Dix compétences, "toutes également indispensables", sont attendues d'un professeur d'après l'arrêté du 19 décembre 2006. Ou l'étaient jusqu'à cette note de service qui envisage que certains professeurs puissent ne pas être concernés par certaines d'entre elles et particulièrement les professeurs documentalistes pour la conception et la mise en œuvre de leur enseignement, l'organisation du travail de la classe et l'évaluation des élèves. Autrement dit par tout ce qui concerne l'action pédagogique auprès des élèves... Quel est, dans ces conditions, le sens de recruter des enseignants à qui l'on ne reconnaîtrait pas d'aptitude pédagogique à enseigner ? N'est-ce pas une indication de la suppression future (prochaine ?) du CAPES de documentation ? Aller dans ce sens au motif que la documentation n'est pas (encore ?) une discipline ce serait ignorer toutes les séquences déjà menées dans les CDI depuis longtemps centrées sur des objectifs documentaires ou informationnels et qui exigent justement ces compétences pour lesquelles nous ne serions "pas concernés". Mais les textes qui paraissent sur notre fonction depuis quelques années ne nous laissent plus guère de place pour des initiatives pédagogiques dont nous aurions la responsabilité (ce qui constituerait apparemment un "risque pour le système éducatif"). Le rapport de 2007 précise bien que lorsqu'il est question de séquence éducative pour les documentalistes, cela ne doit pas être compris comme une séquence de classe ; il s'agit d'aider les élèves pour qu'ils puissent répondre à la demande d'un professeur ou à leurs propres demandes. Difficile d'être plus "au service" des usagers et d'être davantage privé de liberté pédagogique. En contrepartie, c'est une vision technique qui est mise en avant : mise en œuvre d'une politique documentaire, mise à disposition de ressources, chef de travaux, voire informaticien au besoin... Là encore, se pose la question du recrutement sur un CAPES pour de telles fonctions. Mais ce serait aussi ignorer toute la réflexion actuelle, mais qui avance depuis des années, autour de la didactique documentaire et l'identification des savoirs info-documentaires. Jamais dans l'histoire de la documentation scolaire nous n'avons été aussi loin dans la réflexion sur les contenus, nous détachant d'une approche trop techniciste de la recherche documentaire. Et cela touche de près, bien évidemment, la formation des élèves.
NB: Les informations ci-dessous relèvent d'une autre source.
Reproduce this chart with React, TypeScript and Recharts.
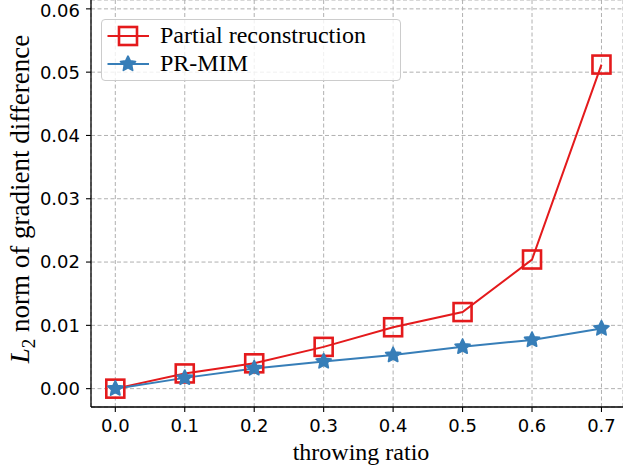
import React from "react";
import { LineChart, Line, XAxis, YAxis, CartesianGrid, Legend } from "recharts";

const ratios = [0.0, 0.1, 0.2, 0.3, 0.4, 0.5, 0.6, 0.7];
const partialValues = [0.0, 0.0024, 0.004, 0.0066, 0.0097, 0.0121, 0.0204, 0.0512];
const prmimValues = [0.0, 0.0017, 0.0032, 0.0043, 0.0053, 0.0066, 0.0077, 0.0095];
const xTicks = [0.0, 0.1, 0.2, 0.3, 0.4, 0.5, 0.6, 0.7];
const yTicks = [0.0, 0.01, 0.02, 0.03, 0.04, 0.05, 0.06];
const seriesNames = ["Partial reconstruction", "PR-MIM"];

const RED = "#e41a1c";
const BLUE = "#377eb8";
const SERIF = "'Liberation Serif', 'Times New Roman', serif";
const SANS = "'DejaVu Sans', sans-serif";

const data = ratios.map((r, i) => ({ ratio: r, partial: partialValues[i], prmim: prmimValues[i] }));

function starPath(cx: number, cy: number, R: number, r: number) {
  let d = "";
  for (let i = 0; i < 10; i++) {
    const rad = i % 2 === 0 ? R : r;
    const a = -Math.PI / 2 + (i * Math.PI) / 5;
    const x = cx + rad * Math.cos(a);
    const y = cy + rad * Math.sin(a);
    d += (i === 0 ? "M" : "L") + x.toFixed(2) + "," + y.toFixed(2);
  }
  return d + "Z";
}

const SquareDot = (props: any) => {
  const { cx, cy, index } = props;
  if (cx == null || cy == null) return null;
  return (
    <rect key={"sq" + index} x={cx - 9} y={cy - 9} width={18} height={18} fill="none" stroke={RED} strokeWidth={2.6} />
  );
};

const StarDot = (props: any) => {
  const { cx, cy, index } = props;
  if (cx == null || cy == null) return null;
  return (
    <path key={"st" + index} d={starPath(cx, cy, 7.8, 3.8)} fill={BLUE} stroke={BLUE} strokeWidth={1.8} strokeLinejoin="round" />
  );
};

const LegendBox = () => (
  <div
    style={{
      width: 298,
      height: 60,
      border: "1px solid #cccccc",
      borderRadius: 4,
      background: "rgba(255,255,255,0.8)",
      position: "relative",
      boxSizing: "content-box",
    }}
  >
    <svg width={60} height={60} style={{ position: "absolute", left: 0, top: 0 }}>
      <line x1={5.5} x2={47} y1={16} y2={16} stroke={RED} strokeWidth={2} />
      <rect x={26 - 9} y={16 - 9} width={18} height={18} fill="none" stroke={RED} strokeWidth={2.6} />
      <line x1={5.5} x2={47} y1={44} y2={44} stroke={BLUE} strokeWidth={2} />
      <path d={starPath(26, 44, 7.8, 3.8)} fill={BLUE} stroke={BLUE} strokeWidth={1.8} strokeLinejoin="round" />
    </svg>
    <div style={{ position: "absolute", left: 58, top: 1, fontFamily: SERIF, fontSize: 24, lineHeight: "28px", color: "#000", whiteSpace: "nowrap" }}>
      {seriesNames[0]}
    </div>
    <div style={{ position: "absolute", left: 58, top: 29, fontFamily: SERIF, fontSize: 24, lineHeight: "28px", color: "#000", whiteSpace: "nowrap" }}>
      {seriesNames[1]}
    </div>
  </div>
);

const YLabel = () => (
  <text
    x={28.5}
    y={199}
    transform="rotate(-90, 28.5, 199)"
    textAnchor="middle"
    fontFamily={SERIF}
    fontSize={27}
    fill="#000"
  >
    <tspan fontStyle="italic">L</tspan>
    <tspan fontSize={19} dy={6}>2</tspan>
    <tspan dy={-6}> norm of gradient difference</tspan>
  </text>
);

const XLabel = () => (
  <text x={361} y={460} textAnchor="middle" fontFamily={SERIF} fontSize={24} fill="#000">
    throwing ratio
  </text>
);

export default function App() {
  return (
    <div style={{ position: "absolute", left: 0, top: 0, width: 623, height: 468, background: "#fff" }}>
      <LineChart width={623} height={468} data={data} margin={{ top: 0, right: 0, left: 0, bottom: 0 }}>
        <CartesianGrid stroke="#b0b0b0" strokeDasharray="4 2.5" strokeWidth={1} />
        <XAxis
          dataKey="ratio"
          type="number"
          domain={[-0.035, 0.731]}
          ticks={xTicks}
          tickFormatter={(v: number) => v.toFixed(1)}
          allowDataOverflow
          height={61}
          tickSize={5}
          tickMargin={7}
          stroke="#000"
          axisLine={{ stroke: "#000", strokeWidth: 1.3 }}
          tickLine={{ stroke: "#000", strokeWidth: 1.1 }}
          tick={{ fill: "#000", fontSize: 18, fontFamily: SANS }}
          label={{ content: () => <XLabel /> }}
        />
        <YAxis
          type="number"
          domain={[-0.0029, 0.0614]}
          ticks={yTicks}
          tickFormatter={(v: number) => v.toFixed(2)}
          allowDataOverflow
          width={91}
          tickSize={5}
          tickMargin={6}
          stroke="#000"
          axisLine={{ stroke: "#000", strokeWidth: 1.3 }}
          tickLine={{ stroke: "#000", strokeWidth: 1.1 }}
          tick={{ fill: "#000", fontSize: 18, fontFamily: SANS }}
          label={{ content: () => <YLabel /> }}
        />
        <Legend
          layout="horizontal"
          verticalAlign="middle"
          align="center"
          content={() => <LegendBox />}
          wrapperStyle={{ position: "absolute", left: 101, top: 19, width: 300, height: 62 }}
        />
        <Line
          dataKey="partial"
          name={seriesNames[0]}
          stroke={RED}
          strokeWidth={2}
          dot={SquareDot}
          activeDot={false}
          isAnimationActive={false}
        />
        <Line
          dataKey="prmim"
          name={seriesNames[1]}
          stroke={BLUE}
          strokeWidth={2}
          dot={StarDot}
          activeDot={false}
          isAnimationActive={false}
        />
      </LineChart>
    </div>
  );
}
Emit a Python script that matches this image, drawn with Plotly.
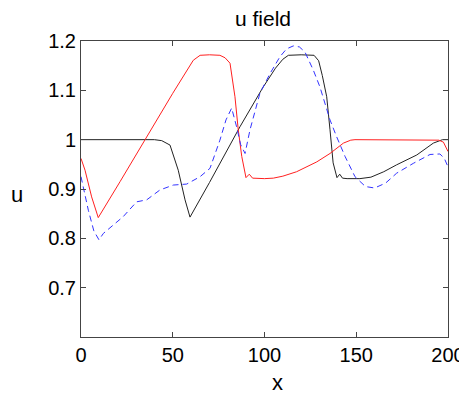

Curieusement, la formation des élèves à l'info-doc semble souffrir de la même vision dichotomique. Le socle commun n'envisage la formation à l'information que sous son aspect technologique et la référence reste le B2i. Au mieux est-il mentionné, en passant, l'incitation à avoir "une attitude critique et réfléchie vis-à-vis de l'information disponible", issue du B2i... Serait-ce suffisant ? Derrière cette simple phrase se profile pourtant tout un curriculum à bâtir. Notre travail quotidien avec les élèves nous montre à quel point ceux-ci manquent d'outils intellectuels pour mettre l'information à distance, pour la critiquer, pour l'évaluer, ou simplement pour la comprendre et ne pas se laisser piéger par des leurres technologiques. L'appropriation technique des outils permettant l'accès à l'information ne peut suffire à maîtriser l'information, même si elle peut en constituer une étape. La formation des élèves aux savoirs info-documentaires pourrait-elle être assurée, de façon diffuse, par l'ensemble des professeurs, à l'instar de l'évaluation des items du B2i ? On imagine mal, et sans que cela soit une critique de quelque sorte que ce soit, nos collègues de disciplines bâtissant des séquences avec un double objectif disciplinaire et informationnel, ne serait-ce que parce que l'atteinte des objectifs des programmes serait sans aucun doute compromise. Mais se poserait aussi la question de la compétence à enseigner des savoirs info-documentaires. Dès lors que l'on dépasse le cadre technique de l'utilisation des outils pour se placer dans une logique de formation intellectuelle, la formation à l'information est un domaine de savoirs avec sa légitimité propre qui demande compétence et spécialisation pour être enseigné.

Que le professeur documentaliste, spécialiste de l'information et enseignant, puisque recruté sur un CAPES, soit le plus à même d'assurer la formation des élèves à l'information, cela est évident. Comment, avec quelle organisation et quels contenus, cela reste à encore définir, mais il y a là un enjeu majeur pour que les élèves deviennent "des acteurs responsables de notre démocratie". Que ces questions n'aient pas encore trouvé de réponses définitives n'empêche pas de poursuivre la réflexion dans cette direction.